Die Staatsanwaltschaft fordert für die beiden, die vor der Verhandlung zu verschiedenen Zeitpunkten die Vorwürfe zurückgewiesen hatten, eine Freiheitsstrafe von sechs Jahren. Fünf Mitbeschuldigte stehen wegen Beihilfe vor dem Gericht.
Einer der Mitbeschuldigten muss seinen Auftritt im Volkshaus jedoch verschieben. Er ist an Corona erkrankt und sitzt in Isolation. Das Gericht hat seine Befragung deshalb erst auf den 9. März angesetzt.

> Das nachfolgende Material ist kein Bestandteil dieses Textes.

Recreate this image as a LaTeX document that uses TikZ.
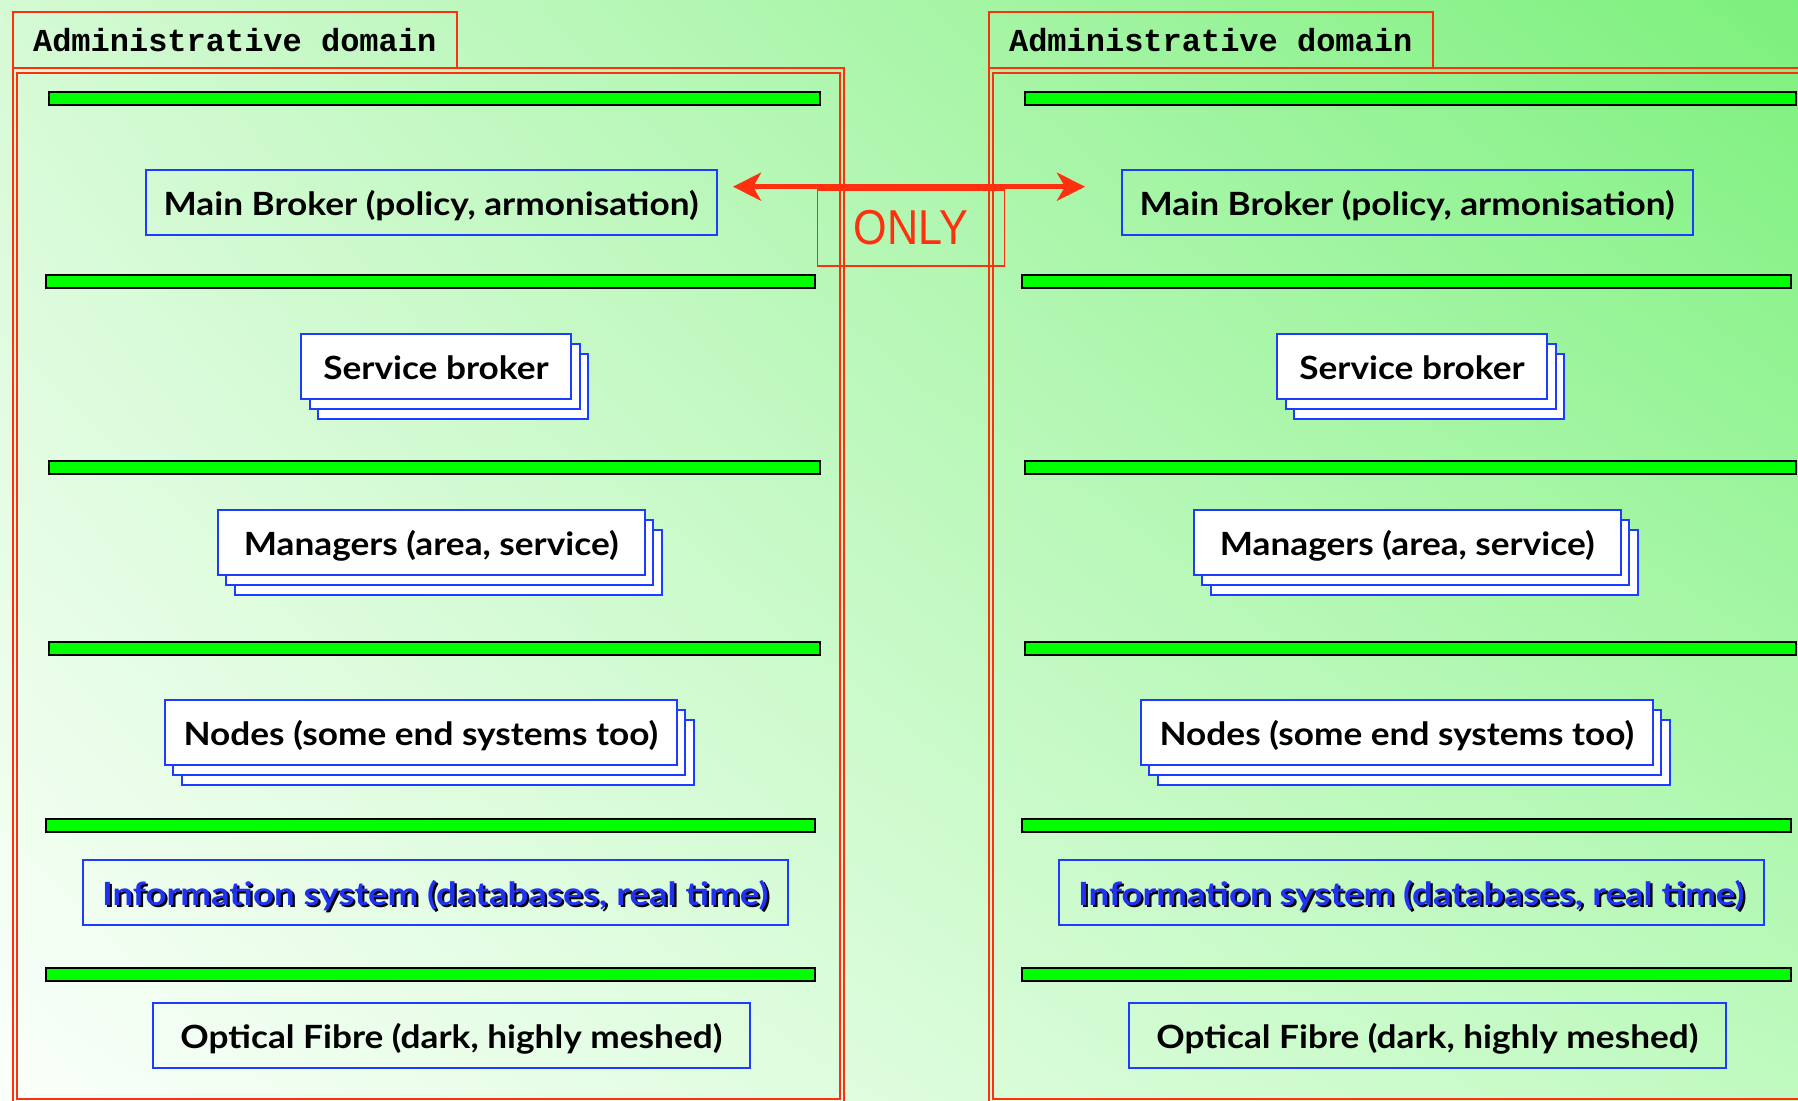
\documentclass[tikz,border=0pt]{standalone}
\usepackage{fontspec}
\usepackage{graphicx}
\setmainfont{Lato}
\newfontfamily\boxfont{Lato}[FakeStretch=1.10]
\newfontfamily\infofont{Lato}[FakeStretch=1.145]
\newfontfamily\titlefont{Liberation Mono}
\newfontfamily\onlyfont{Liberation Sans}
\usetikzlibrary{shadings,shadows,arrows.meta}
\definecolor{framered}{RGB}{255,48,16}
\definecolor{boxblue}{RGB}{30,60,255}
\definecolor{bargreen}{RGB}{0,255,0}
\definecolor{infoblue}{RGB}{30,50,240}
\definecolor{bgUL}{RGB}{212,250,212}
\definecolor{bgUR}{RGB}{124,240,124}
\definecolor{bgLL}{RGB}{250,255,250}
\definecolor{bgLR}{RGB}{192,250,192}
\newcommand\shadowtxt[1]{\makebox[0pt][l]{\hspace{2.2pt}\raisebox{-2.2pt}{\color{black}#1}}{\color{infoblue}#1}}
\tikzset{
  titlebox/.style={draw=framered, line width=2pt, inner sep=0pt,
    minimum width=444pt, minimum height=56pt,
    font=\titlefont\bfseries\fontsize{32}{32}\selectfont},
  frameline/.style={draw=framered, line width=2pt},
  greenbar/.style={fill=bargreen, draw=black, line width=2pt, inner sep=0pt, minimum height=13pt},
  layerbox/.style={draw=boxblue, line width=2pt, inner sep=0pt, minimum height=65pt,
    text height=32pt, text depth=6pt,
    font=\boxfont\bfseries\fontsize{32}{36}\selectfont},
  infobox/.style={layerbox, font=\infofont\bfseries\fontsize{32}{36}\selectfont},
  stackedbox/.style={layerbox, fill=white,
    double copy shadow={shadow xshift=8.5pt, shadow yshift=-10pt, draw=boxblue, fill=white, line width=2pt}},
  onlyarrow/.style={draw=framered, line width=5pt,
    {Stealth[length=28pt,width=28pt,inset=8pt]}-{Stealth[length=28pt,width=28pt,inset=8pt]}}
}
\newcommand\panel[2]{%
  \node[titlebox] (#1title) at ({#2+234.7},39.9) {Administrative domain};
  \draw[frameline] ({#2+12.7},68.3) rectangle ({#2+844},1115);
  \draw[frameline] ({#2+16.9},72.8) rectangle ({#2+839.6},1098.6);
  \node[greenbar, minimum width=771pt] (#1bar1) at ({#2+434.5},98.5) {};
  \node[greenbar, minimum width=769pt] (#1bar2) at ({#2+430.5},281.5) {};
  \node[greenbar, minimum width=771pt] (#1bar3) at ({#2+434.5},467.5) {};
  \node[greenbar, minimum width=771pt] (#1bar4) at ({#2+434.5},648) {};
  \node[greenbar, minimum width=769pt] (#1bar5) at ({#2+430.5},825) {};
  \node[greenbar, minimum width=769pt] (#1bar6) at ({#2+430.5},974) {};
  \node[layerbox, minimum width=571pt] (#1main) at ({#2+431.1},202.3) {Main Broker (policy, armonisation)};
  \node[stackedbox, minimum width=270pt] (#1serv) at ({#2+436},366) {Service broker};
  \node[stackedbox, minimum width=427pt] (#1mgr) at ({#2+431.2},542.3) {Managers (area, service)};
  \node[stackedbox, minimum width=512pt] (#1nodes) at ({#2+420.8},732) {Nodes (some end systems too)};
  \node[infobox, minimum width=705pt] (#1info) at ({#2+435.2},892.5) {\shadowtxt{Information system (databases, real time)}};
  \node[layerbox, minimum width=597pt] (#1fibre) at ({#2+451.4},1035) {Optical Fibre (dark, highly meshed)};
}
\begin{document}
\begin{tikzpicture}[x=1pt,y=-1pt]
  \useasboundingbox (0,0) rectangle (1798,1100);
  \clip (0,0) rectangle (1798,1100);
  \shade[upper left=bgUL, upper right=bgUR, lower left=bgLL, lower right=bgLR] (0,0) rectangle (1798,1100);
  \panel{L}{0}
  \panel{R}{976}
  \node[draw=framered, line width=1.5pt, inner sep=0pt, minimum width=187pt, minimum height=76pt,
    text=framered, font=\onlyfont\fontsize{49}{49}\selectfont] (only) at (910.8,228) {\scalebox{0.88}[1]{ONLY}};
  \coordinate (arrowL) at (733,186.7);
  \coordinate (arrowR) at (1085,186.7);
  \draw[onlyarrow] (arrowL) -- (arrowR);
\end{tikzpicture}
\end{document}
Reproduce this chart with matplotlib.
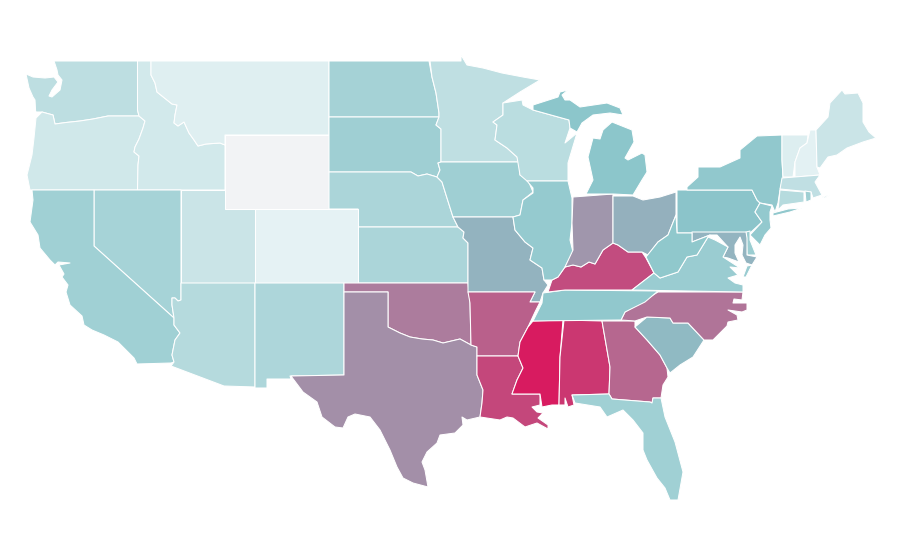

«Monsterprozess» sprengt üblichen Rahmen
Die Verhandlung gilt als «Monsterprozess». Dies nicht nur wegen der angehäuften Akten – auch zeitlich wird die Verhandlung, die am heutigen Dienstag startet, den üblichen Rahmen sprengen. Die Plädoyers, welche Staatsanwaltschaft und die involvierten Anwälte angekündigt haben, sind so lang, dass der Richter diese um eine «Verdichtung» ihrer Vorträge – also eine Kürzung – gebeten hat.
Der Prozess rund um den langjährigen Chef der drittgrössten Schweizer Bankengruppe bringt das Zürcher Bezirksgericht auch in gewisse organisatorische Nöte. Die angesetzten Verhandlungstage in dieser Woche von Dienstag bis Freitag sowie am 9. Februar dürften kaum ausreichen. Es werden nun Zusatztermine gesucht, die allen Beschuldigten und Rechtsvertretern passen.
Zudem gibt es auch gewisse räumliche Einschränkungen. Da das Bezirksgericht angesichts des Publikumsinteresses – es sind mehrere Dutzend Medienvertreterinnen und Medienvertreter angemeldet – zu klein ist, tagt es extern im Volkshaus.
Es werden nicht alle Platz finden
Dort steht am Dienstag und Mittwoch der grosse Theatersaal zur Verfügung. In diesem finden alle angemeldeten Journalistinnen und Journalisten Platz – allen stehen gar Tische zur Verfügung. Am Donnerstag und Freitag, wenn die Plädoyers im Blauen Saal und im Weissen Saal weitergehen werden, werden indes nur 15 beziehungsweise 25 Medienvertreter eingelassen.
Gemäss Staatsanwaltschaft sollen Vincenz und Stocker mit Firmendeals, bei denen sie sich verdeckt beteiligt hatten, sowie Besuchen in Rotlicht-Etablissements auf Geschäftsspesen einen unrechtmässigen Gewinn von insgesamt 25 Millionen Franken eingestrichen haben.